> **WHAT YOU SHOULD DO**
Transcribe the listing that follows in full, omitting pictures.

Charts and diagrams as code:
--------------------

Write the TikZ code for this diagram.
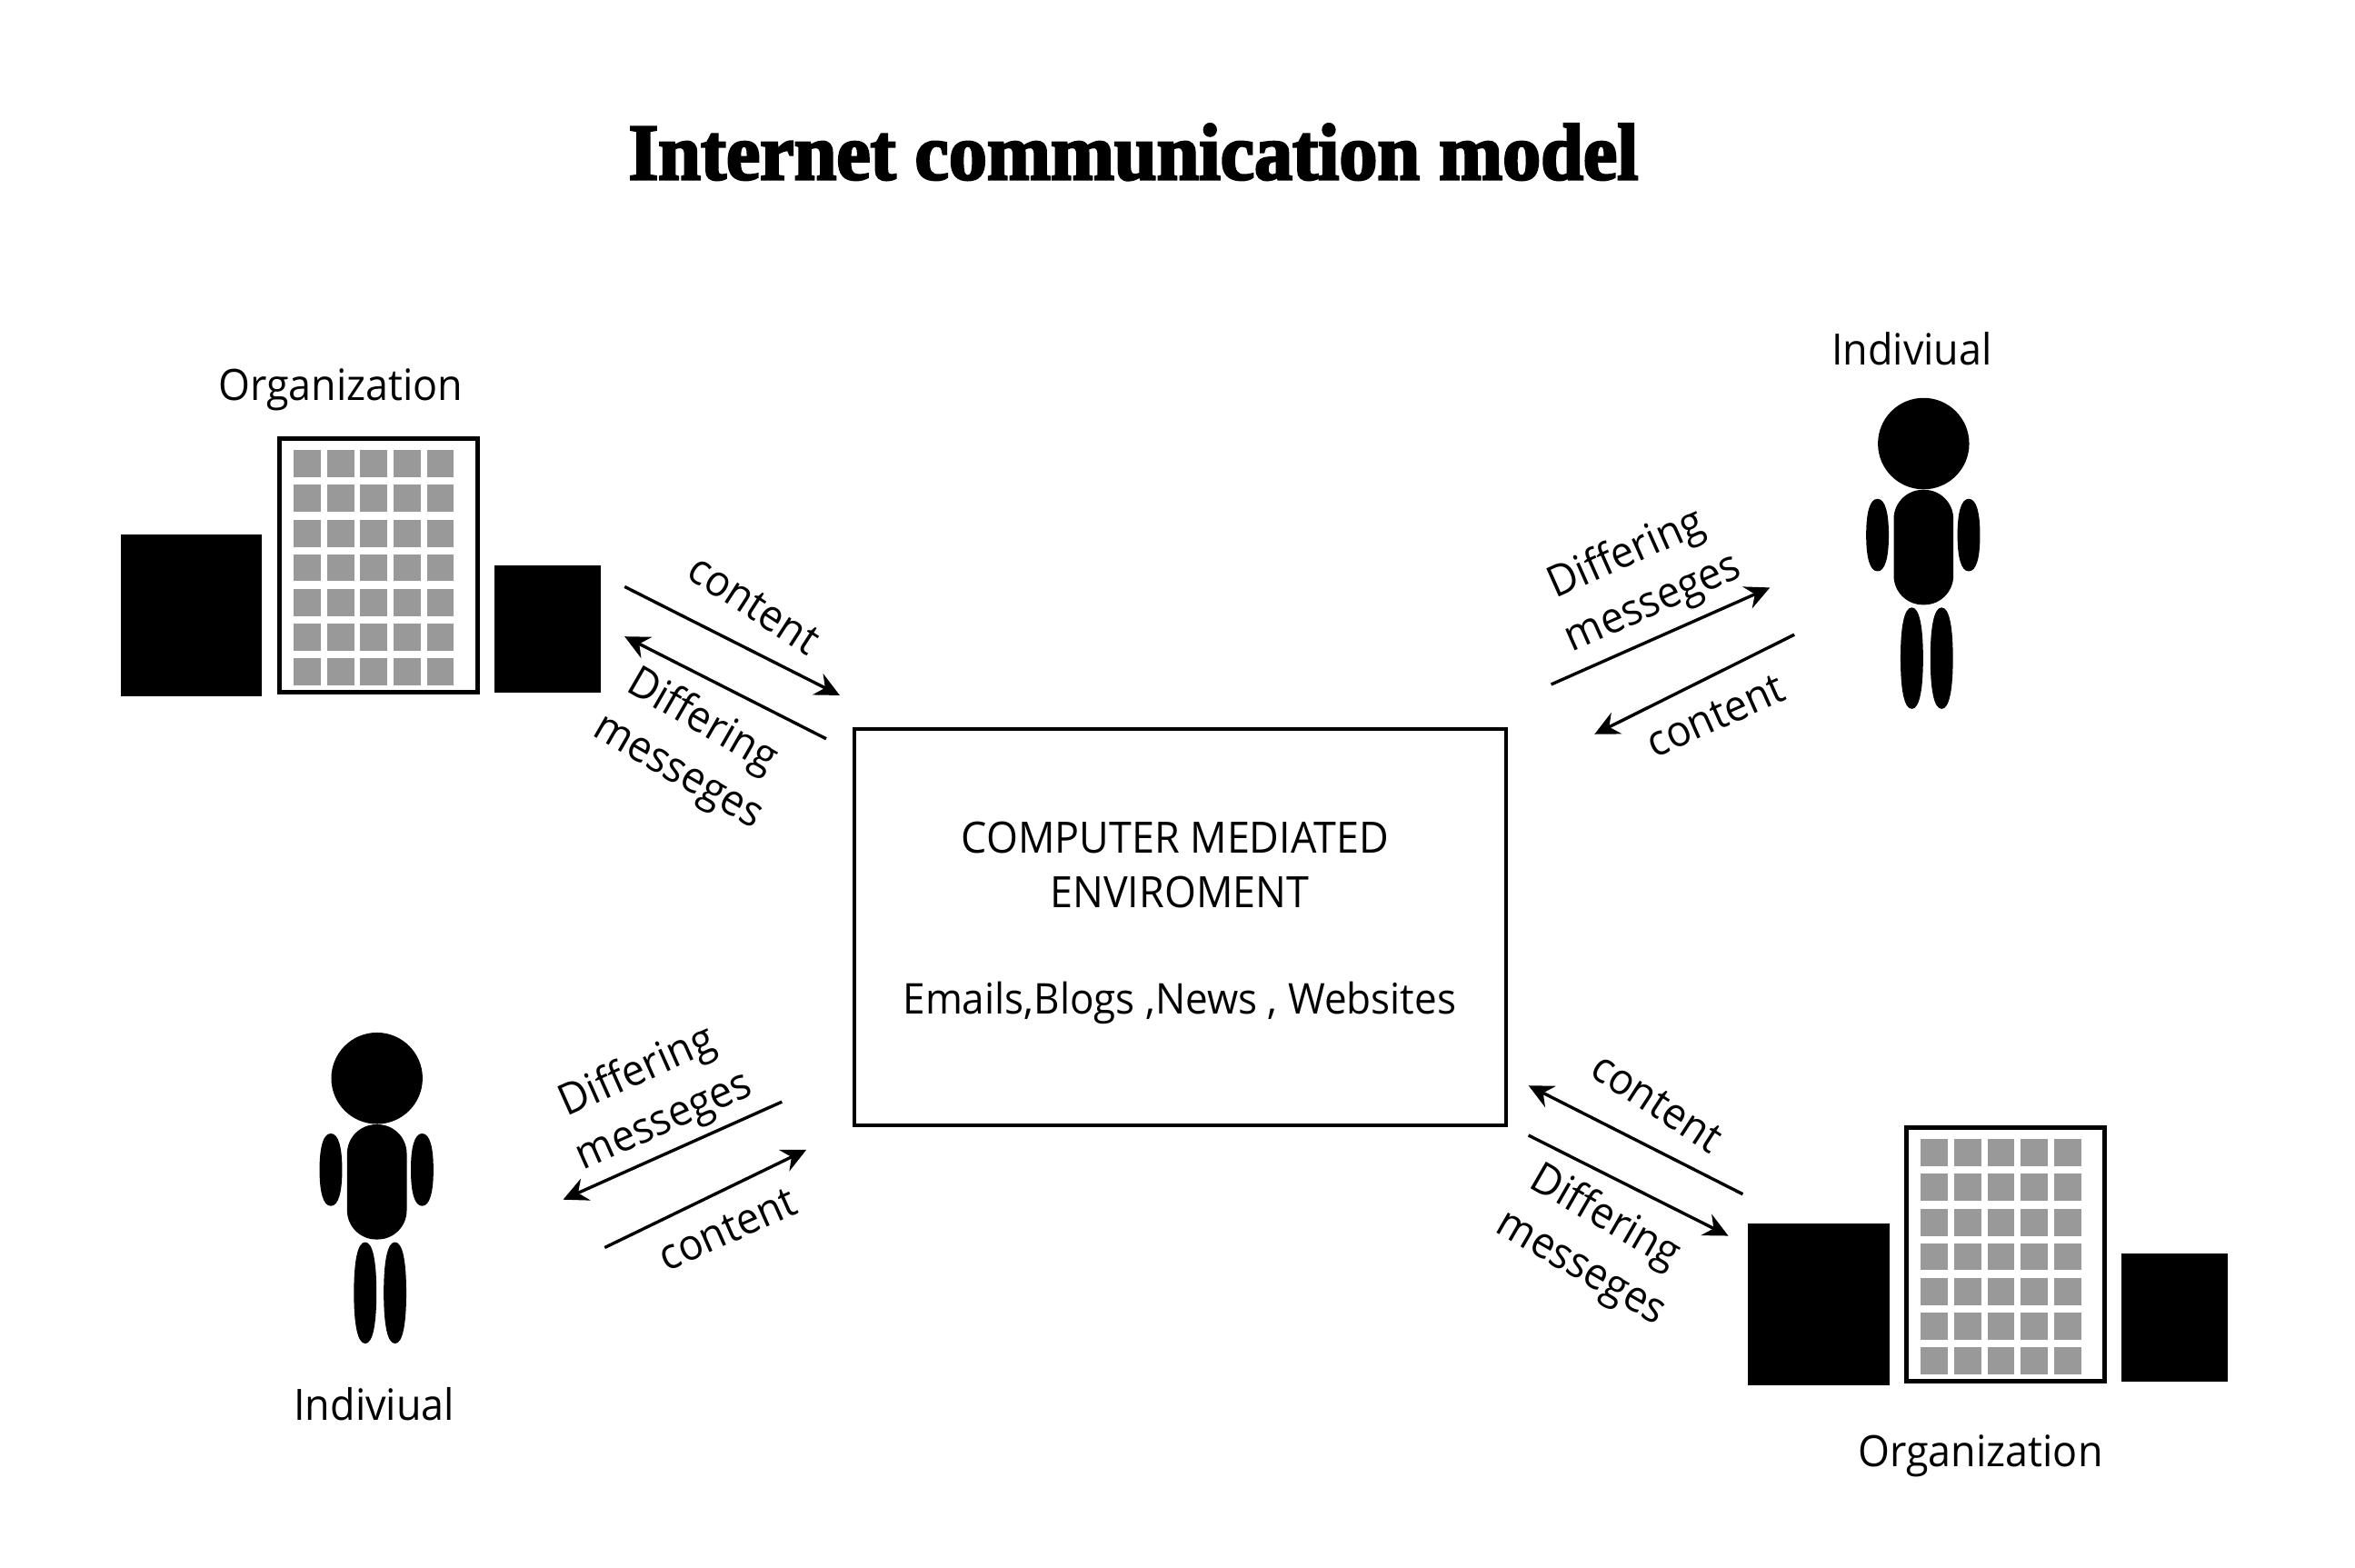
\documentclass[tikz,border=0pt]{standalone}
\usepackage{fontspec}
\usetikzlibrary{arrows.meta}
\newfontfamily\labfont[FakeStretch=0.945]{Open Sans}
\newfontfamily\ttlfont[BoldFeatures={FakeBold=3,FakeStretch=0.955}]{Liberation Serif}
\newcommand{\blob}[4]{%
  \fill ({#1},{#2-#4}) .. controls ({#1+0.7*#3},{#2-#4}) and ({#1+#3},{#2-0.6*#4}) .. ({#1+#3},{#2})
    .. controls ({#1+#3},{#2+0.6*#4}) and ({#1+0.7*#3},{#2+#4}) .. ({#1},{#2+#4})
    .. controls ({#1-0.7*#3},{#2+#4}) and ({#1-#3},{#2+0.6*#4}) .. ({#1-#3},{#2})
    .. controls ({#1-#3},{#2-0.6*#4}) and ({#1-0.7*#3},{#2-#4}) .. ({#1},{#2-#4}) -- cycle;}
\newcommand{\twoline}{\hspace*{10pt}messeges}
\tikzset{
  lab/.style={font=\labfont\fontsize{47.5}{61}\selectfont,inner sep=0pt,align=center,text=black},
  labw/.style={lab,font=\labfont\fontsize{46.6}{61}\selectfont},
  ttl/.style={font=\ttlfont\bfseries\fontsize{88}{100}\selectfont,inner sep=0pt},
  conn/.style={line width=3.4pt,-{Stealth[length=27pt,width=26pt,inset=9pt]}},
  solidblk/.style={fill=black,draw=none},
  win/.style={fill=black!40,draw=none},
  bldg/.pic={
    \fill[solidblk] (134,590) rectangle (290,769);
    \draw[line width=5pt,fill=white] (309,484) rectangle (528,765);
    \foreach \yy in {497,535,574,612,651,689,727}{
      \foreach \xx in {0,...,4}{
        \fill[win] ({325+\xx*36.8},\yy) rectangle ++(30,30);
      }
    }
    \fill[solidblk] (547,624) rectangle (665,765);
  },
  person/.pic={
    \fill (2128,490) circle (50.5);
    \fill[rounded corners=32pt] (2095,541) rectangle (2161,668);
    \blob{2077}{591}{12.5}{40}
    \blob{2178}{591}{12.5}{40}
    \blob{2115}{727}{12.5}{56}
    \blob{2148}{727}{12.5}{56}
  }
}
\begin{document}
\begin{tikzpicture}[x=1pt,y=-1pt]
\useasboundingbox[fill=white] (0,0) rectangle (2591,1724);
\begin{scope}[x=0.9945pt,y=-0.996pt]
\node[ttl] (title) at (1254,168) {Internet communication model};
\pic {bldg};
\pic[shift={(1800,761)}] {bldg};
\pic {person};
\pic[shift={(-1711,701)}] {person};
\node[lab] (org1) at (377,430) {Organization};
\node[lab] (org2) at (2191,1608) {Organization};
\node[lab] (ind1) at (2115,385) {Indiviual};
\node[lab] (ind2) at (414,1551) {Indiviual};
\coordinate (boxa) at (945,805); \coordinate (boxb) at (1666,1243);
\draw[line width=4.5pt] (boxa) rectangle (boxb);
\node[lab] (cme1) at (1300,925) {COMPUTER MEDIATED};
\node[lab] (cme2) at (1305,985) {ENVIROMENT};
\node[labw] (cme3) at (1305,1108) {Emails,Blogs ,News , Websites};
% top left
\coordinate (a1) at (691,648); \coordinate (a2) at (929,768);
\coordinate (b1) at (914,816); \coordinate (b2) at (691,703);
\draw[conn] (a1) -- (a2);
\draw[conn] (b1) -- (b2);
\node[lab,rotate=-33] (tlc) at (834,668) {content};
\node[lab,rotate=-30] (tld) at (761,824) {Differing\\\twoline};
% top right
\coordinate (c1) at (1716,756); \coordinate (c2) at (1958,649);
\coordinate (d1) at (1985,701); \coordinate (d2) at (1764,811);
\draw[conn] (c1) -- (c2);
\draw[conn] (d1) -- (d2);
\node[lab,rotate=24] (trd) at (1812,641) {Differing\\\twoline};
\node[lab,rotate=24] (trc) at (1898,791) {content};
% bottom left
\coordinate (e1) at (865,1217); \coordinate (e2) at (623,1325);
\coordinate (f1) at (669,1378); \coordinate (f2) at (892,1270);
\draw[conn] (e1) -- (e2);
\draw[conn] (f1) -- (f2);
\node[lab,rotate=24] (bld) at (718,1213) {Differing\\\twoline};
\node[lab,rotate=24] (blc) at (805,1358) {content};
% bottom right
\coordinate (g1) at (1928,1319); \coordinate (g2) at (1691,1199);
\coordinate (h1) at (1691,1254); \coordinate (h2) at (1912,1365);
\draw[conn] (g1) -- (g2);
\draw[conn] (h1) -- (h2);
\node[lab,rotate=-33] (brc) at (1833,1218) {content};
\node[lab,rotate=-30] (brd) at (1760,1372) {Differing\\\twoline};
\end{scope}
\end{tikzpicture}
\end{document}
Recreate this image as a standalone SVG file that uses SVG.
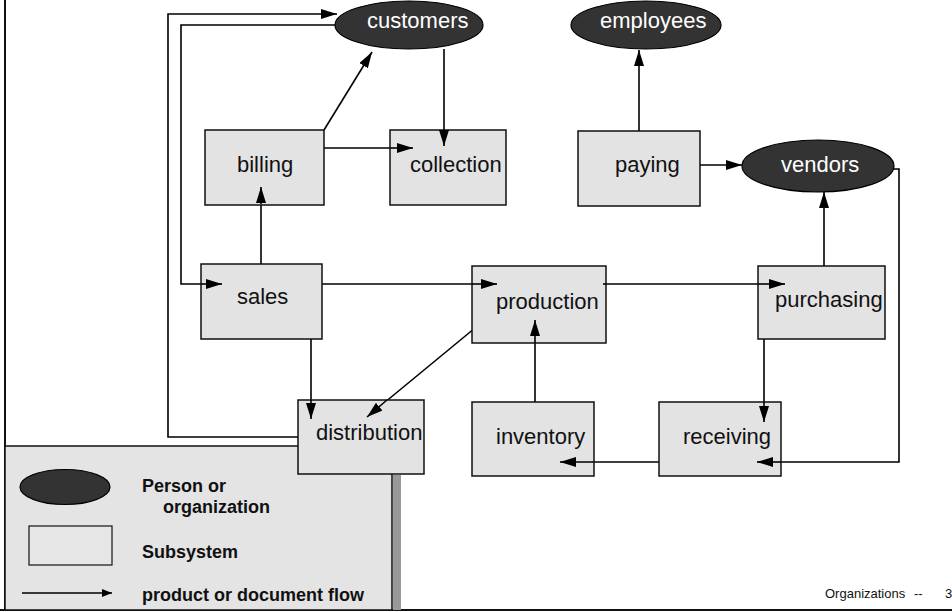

--------------------

> **EXERCISE SOLUTION**
Write the TikZ code for this diagram.
\documentclass[tikz,border=0pt]{standalone}
\usepackage{fontspec}
\usetikzlibrary{arrows.meta}
\newfontfamily\labfont[FakeStretch=0.945]{Open Sans}
\newfontfamily\ttlfont[BoldFeatures={FakeBold=3,FakeStretch=0.955}]{Liberation Serif}
\newcommand{\blob}[4]{%
  \fill ({#1},{#2-#4}) .. controls ({#1+0.7*#3},{#2-#4}) and ({#1+#3},{#2-0.6*#4}) .. ({#1+#3},{#2})
    .. controls ({#1+#3},{#2+0.6*#4}) and ({#1+0.7*#3},{#2+#4}) .. ({#1},{#2+#4})
    .. controls ({#1-0.7*#3},{#2+#4}) and ({#1-#3},{#2+0.6*#4}) .. ({#1-#3},{#2})
    .. controls ({#1-#3},{#2-0.6*#4}) and ({#1-0.7*#3},{#2-#4}) .. ({#1},{#2-#4}) -- cycle;}
\newcommand{\twoline}{\hspace*{10pt}messeges}
\tikzset{
  lab/.style={font=\labfont\fontsize{47.5}{61}\selectfont,inner sep=0pt,align=center,text=black},
  labw/.style={lab,font=\labfont\fontsize{46.6}{61}\selectfont},
  ttl/.style={font=\ttlfont\bfseries\fontsize{88}{100}\selectfont,inner sep=0pt},
  conn/.style={line width=3.4pt,-{Stealth[length=27pt,width=26pt,inset=9pt]}},
  solidblk/.style={fill=black,draw=none},
  win/.style={fill=black!40,draw=none},
  bldg/.pic={
    \fill[solidblk] (134,590) rectangle (290,769);
    \draw[line width=5pt,fill=white] (309,484) rectangle (528,765);
    \foreach \yy in {497,535,574,612,651,689,727}{
      \foreach \xx in {0,...,4}{
        \fill[win] ({325+\xx*36.8},\yy) rectangle ++(30,30);
      }
    }
    \fill[solidblk] (547,624) rectangle (665,765);
  },
  person/.pic={
    \fill (2128,490) circle (50.5);
    \fill[rounded corners=32pt] (2095,541) rectangle (2161,668);
    \blob{2077}{591}{12.5}{40}
    \blob{2178}{591}{12.5}{40}
    \blob{2115}{727}{12.5}{56}
    \blob{2148}{727}{12.5}{56}
  }
}
\begin{document}
\begin{tikzpicture}[x=1pt,y=-1pt]
\useasboundingbox[fill=white] (0,0) rectangle (2591,1724);
\begin{scope}[x=0.9945pt,y=-0.996pt]
\node[ttl] (title) at (1254,168) {Internet communication model};
\pic {bldg};
\pic[shift={(1800,761)}] {bldg};
\pic {person};
\pic[shift={(-1711,701)}] {person};
\node[lab] (org1) at (377,430) {Organization};
\node[lab] (org2) at (2191,1608) {Organization};
\node[lab] (ind1) at (2115,385) {Indiviual};
\node[lab] (ind2) at (414,1551) {Indiviual};
\coordinate (boxa) at (945,805); \coordinate (boxb) at (1666,1243);
\draw[line width=4.5pt] (boxa) rectangle (boxb);
\node[lab] (cme1) at (1300,925) {COMPUTER MEDIATED};
\node[lab] (cme2) at (1305,985) {ENVIROMENT};
\node[labw] (cme3) at (1305,1108) {Emails,Blogs ,News , Websites};
% top left
\coordinate (a1) at (691,648); \coordinate (a2) at (929,768);
\coordinate (b1) at (914,816); \coordinate (b2) at (691,703);
\draw[conn] (a1) -- (a2);
\draw[conn] (b1) -- (b2);
\node[lab,rotate=-33] (tlc) at (834,668) {content};
\node[lab,rotate=-30] (tld) at (761,824) {Differing\\\twoline};
% top right
\coordinate (c1) at (1716,756); \coordinate (c2) at (1958,649);
\coordinate (d1) at (1985,701); \coordinate (d2) at (1764,811);
\draw[conn] (c1) -- (c2);
\draw[conn] (d1) -- (d2);
\node[lab,rotate=24] (trd) at (1812,641) {Differing\\\twoline};
\node[lab,rotate=24] (trc) at (1898,791) {content};
% bottom left
\coordinate (e1) at (865,1217); \coordinate (e2) at (623,1325);
\coordinate (f1) at (669,1378); \coordinate (f2) at (892,1270);
\draw[conn] (e1) -- (e2);
\draw[conn] (f1) -- (f2);
\node[lab,rotate=24] (bld) at (718,1213) {Differing\\\twoline};
\node[lab,rotate=24] (blc) at (805,1358) {content};
% bottom right
\coordinate (g1) at (1928,1319); \coordinate (g2) at (1691,1199);
\coordinate (h1) at (1691,1254); \coordinate (h2) at (1912,1365);
\draw[conn] (g1) -- (g2);
\draw[conn] (h1) -- (h2);
\node[lab,rotate=-33] (brc) at (1833,1218) {content};
\node[lab,rotate=-30] (brd) at (1760,1372) {Differing\\\twoline};
\end{scope}
\end{tikzpicture}
\end{document}
Recreate this image as a standalone SVG file that uses SVG.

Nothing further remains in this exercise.